His spot in the rotation gives Boston another ace and a little insurance in the event Beckett, in the final year of his contract, walks after the season. Meanwhile, a quintet of Beckett, Jon Lester, Lackey, Daisuke Matsuzaka, and Clay Buchholz sounds pretty good. Tim Wakefield will be around for insurance.

There was more good news late yesterday when it was reported that Toronto’s Roy Halladay may wind up in Philadelphia. Good for Boston. Halladay in the National League means three or four more wins for the 2010 Red Sox.

Clearly, Theo is building next year’s Sox around pitching and defense (OK, if he really loves defense he’d have kept Alex Gonazlez, but OPS still rules in the House of Bill James). That’s why the Sox are trying so hard to trade Mike Lowell to Texas. Lowell’s hip has made him a liability in the field. Defense is also one of the reasons the Sox are reluctant to go higher than $60 million/four years for Bay. Theo and the minions have concluded that Bay is less than average in left field and they’re scared of Bay aging badly in front of the Green Monster.

Bringing Lackey on board gives the Sox a surplus of starters.
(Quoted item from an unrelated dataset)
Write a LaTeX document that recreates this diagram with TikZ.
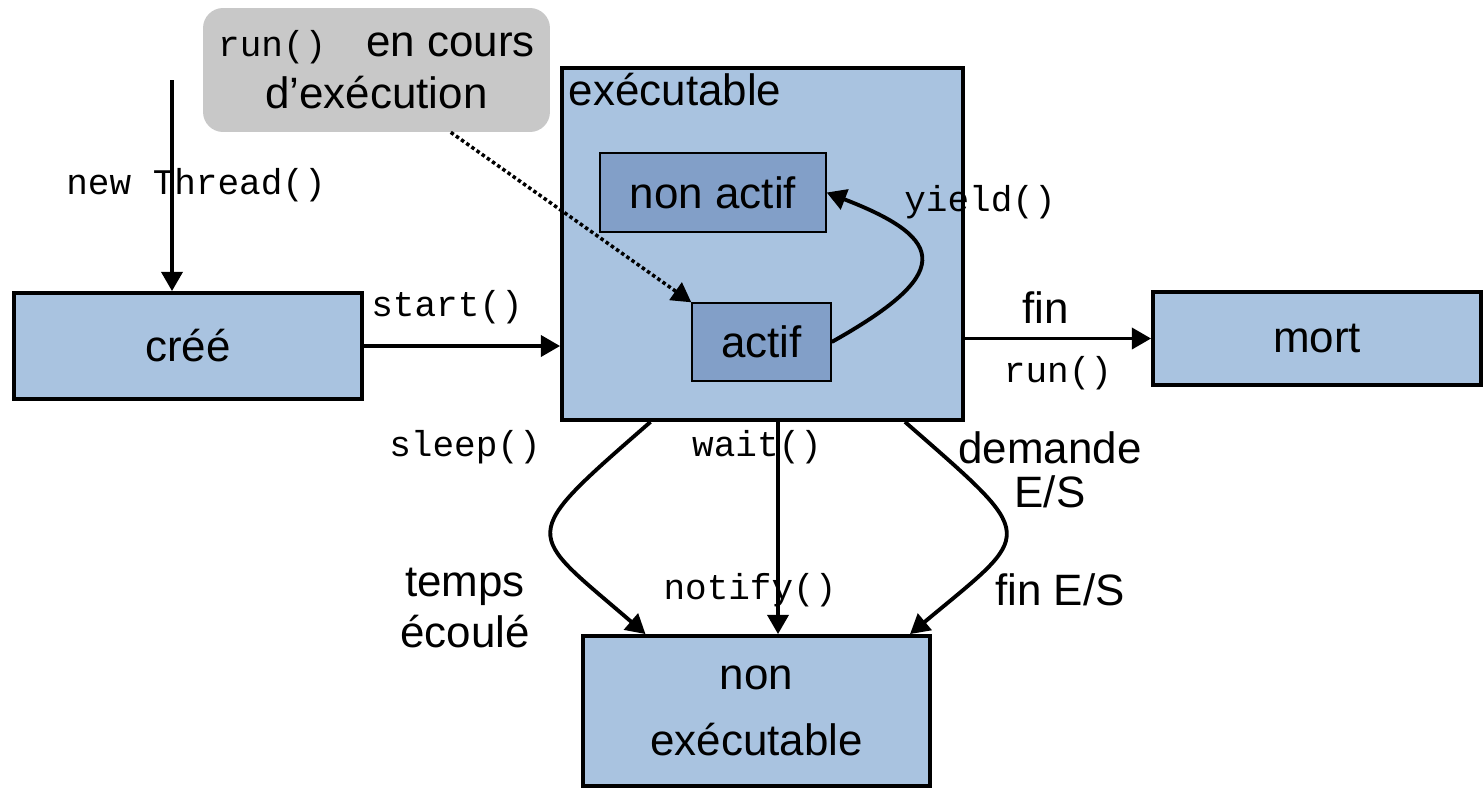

With Lackey in the rotation, it’s less risky to deal Buchholz to San Diego in a potential deal for Gonzalez. Picture the 2010 Sox with Gonzalez at first, Kevin Youkilis at third, Bay or possibly Mike Cameron in left, and a rotation of Beckett, Lester, Lackey, Dice-K, and Wakefield and I’ll take my chances against the Yankees.

More evidence that the Sox are willing to spend comes from the reports that the locals are trying to extend Beckett’s contract and are also involved in the expensive bidding for Cuban free agent lefty Aroldis Chapman. Chapman, 21, throws more than 100 miles per hour.

I was heartened to hear that the Yankees are interested in Chapman. Reminds me of the good old days when Theo trashed his Nicaraguan hotel room after losing a bidding war for Cuban righty Jose Contreras. That was the episode that prompted Larry Lucchino’s “Evil Empire’’ remark.

The Sox and Yankees will open the 2010 season on Sunday night, April 4, at Fenway on national television. Meanwhile, it’s offseason Go Time and the signing of Lackey takes the Sox and their fans off the bridge to nowhere.